You may have also heard about the high farm commodity prices right now and come to the conclusion that farmers are rolling in the dough at your expense. Actually, it’s not quite that simple.
First of all, there are some decisions made by farmers that collectively do affect food prices. Just last week, for example, the U.S. Agriculture Department reported on farmers’ planting plans based on thousands of farmers surveyed at the end of March. The report said that less corn would be planted and more soybeans. This news then caused the price of corn in the commodities markets to rise and soybean prices to fall.
There also is pressure on wheat supplies right now. The USDA reported that wheat stockpiles have fallen in the last year, which means that there is little buffer if the weather is not favorable this year and harvests are poor.
The reduced supply of wheat is one reason market prices for wheat right now are at amazing levels. Prices recently have been in the $15 to $20 per bushel range. Given that farmers were receiving $3.00 per bushel not so long ago, one could assume that farmers are smiling all the way to the bank. Most of the farmers we have talked to, however, sold their crop after last summer’s harvest at the $5.80 to $7.00 per bushel range.

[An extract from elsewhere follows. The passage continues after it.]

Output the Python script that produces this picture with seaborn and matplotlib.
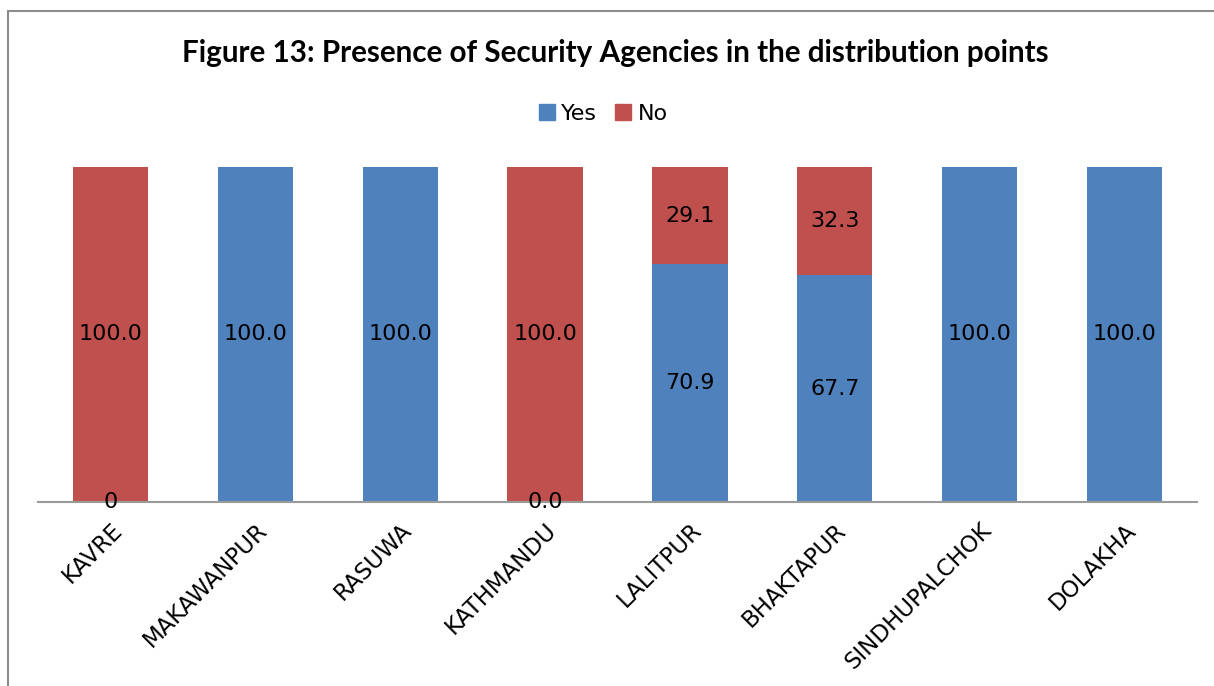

Of course, the cost of fuel affects us all as we make our way to work. Whether you are commuting to work in town or across the field, the rising cost of fuel has impacted us all dramatically. In fact, rising energy prices have twice the impact on the Consumer Price Index for food than the price of corn.

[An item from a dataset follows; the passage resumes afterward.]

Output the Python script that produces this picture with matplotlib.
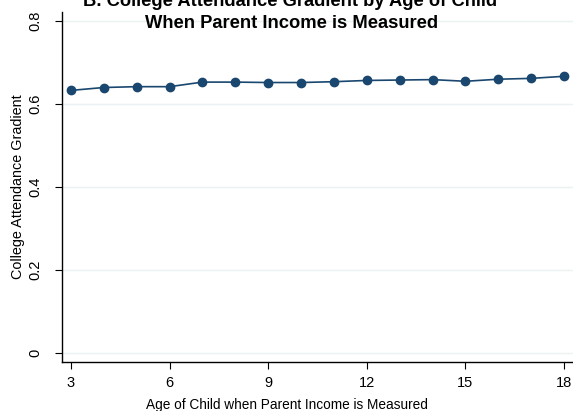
import matplotlib
matplotlib.use("Agg")
import matplotlib.pyplot as plt

# age of child when parent income is measured
ages = [3, 4, 5, 6, 7, 8, 9, 10, 11, 12, 13, 14, 15, 16, 17, 18]
gradient = [0.633, 0.640, 0.642, 0.642, 0.653, 0.653, 0.652, 0.652,
            0.654, 0.657, 0.658, 0.659, 0.655, 0.660, 0.662, 0.667]

x_ticks = [3, 6, 9, 12, 15, 18]
y_ticks = [0, 0.2, 0.4, 0.6, 0.8]
y_tick_labels = ["0", "0.2", "0.4", "0.6", "0.8"]

plt.rcParams["font.family"] = ["Liberation Sans", "DejaVu Sans"]

navy = "#1a476f"

fig = plt.figure(figsize=(5.73, 4.11), dpi=100)
ax = fig.add_axes([62 / 573, 1 - 362 / 411, 1 - 62 / 573, (362 - 12) / 411])

ax.plot(ages, gradient, color=navy, lw=1.2, marker="o", ms=6,
        markerfacecolor=navy, markeredgecolor=navy, zorder=3)

ax.set_xlim(2.73, 18.27)
ax.set_ylim(-0.0217, 0.822)
ax.set_xticks(x_ticks)
ax.set_yticks(y_ticks)
ax.set_yticklabels(y_tick_labels, rotation=90, va="center")

for y in y_ticks:
    ax.axhline(y, color="#eaf2f3", lw=1.0, zorder=1)

for side in ["top", "right"]:
    ax.spines[side].set_visible(False)
ax.spines["left"].set_linewidth(1.0)
ax.spines["bottom"].set_linewidth(1.0)
ax.tick_params(direction="out", length=5, width=0.8, labelsize=10.5)
ax.tick_params(axis="x", pad=5)
ax.tick_params(axis="y", pad=9)

ax.set_xlabel("Age of Child when Parent Income is Measured", fontsize=9.8)
ax.xaxis.set_label_coords((287 - 62) / (573 - 62), -(405 - 362) / 350, transform=ax.transAxes)
ax.xaxis.label.set_va("center")
ax.set_ylabel("College Attendance Gradient", fontsize=10.4)
ax.yaxis.set_label_coords(-(62 - 18) / 511, 0.5, transform=ax.transAxes)
ax.yaxis.label.set_va("center")

# two-line title, first line runs off the top as in the original
fig.text(290 / 573, 1 - 1 / 411, "B. College Attendance Gradient by Age of Child",
         ha="center", va="center", fontsize=13.2, fontweight="bold")
fig.text(292 / 573, 1 - 23.5 / 411, "When Parent Income is Measured",
         ha="center", va="center", fontsize=13.2, fontweight="bold")

fig.savefig("out.png", dpi=100)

What farmers are struggling with now is finding that their costs of putting in a crop have all been tied to the current higher price instead of what they actually received last fall. Evidently, everyone wants a piece of the perceived boom and that affects the cost of our food.
So, even though farmers have received higher prices for some crops they produce, I hope you are convinced that farmers are not price gouging. Farmers are price takers – not price setters.
Every month the National Farmers Union publishes a “farmers share” report that details how much of a typical food budget goes to the farmer. Here are some recent examples based on USDA reported prices.
Farmers and ranchers receive only 20 cents of every food dollar that consumers spend. According to the USDA, the Farmers Share of the consumer food dollar has been shrinking for decades. In 1952, farmers earned 47 cents of every dollar spent on food. Now, off farm costs including marketing, processing, wholesaling, distributing and retailing account for 80 cents of every food dollar spent in the United States.
To look at it from another vantage point, the cost of sirloin steak reportedly increased by $2 per pound, but the rancher’s share increased just 10 cents.
There are a few bright spots in this rising cost scenario that may help the situation. First, policies that are designed to support local farms, local food systems, and urban agriculture could be strengthened. As fuel costs rise, there is more incentive to shorten supply chains. The “farmers share” in 1952 was, in part, due to more local purchasing opportunities.
So, if possible, target your food dollars as close to home as possible. And work for public policies that support these efforts. It makes sense for you, for your neighbors who are farmers and gardeners, and for our environment. I hope you have a great spring – and happy planting.
For the Montana Farmers Union, I’m Sandy Courtnage. Thanks for listening.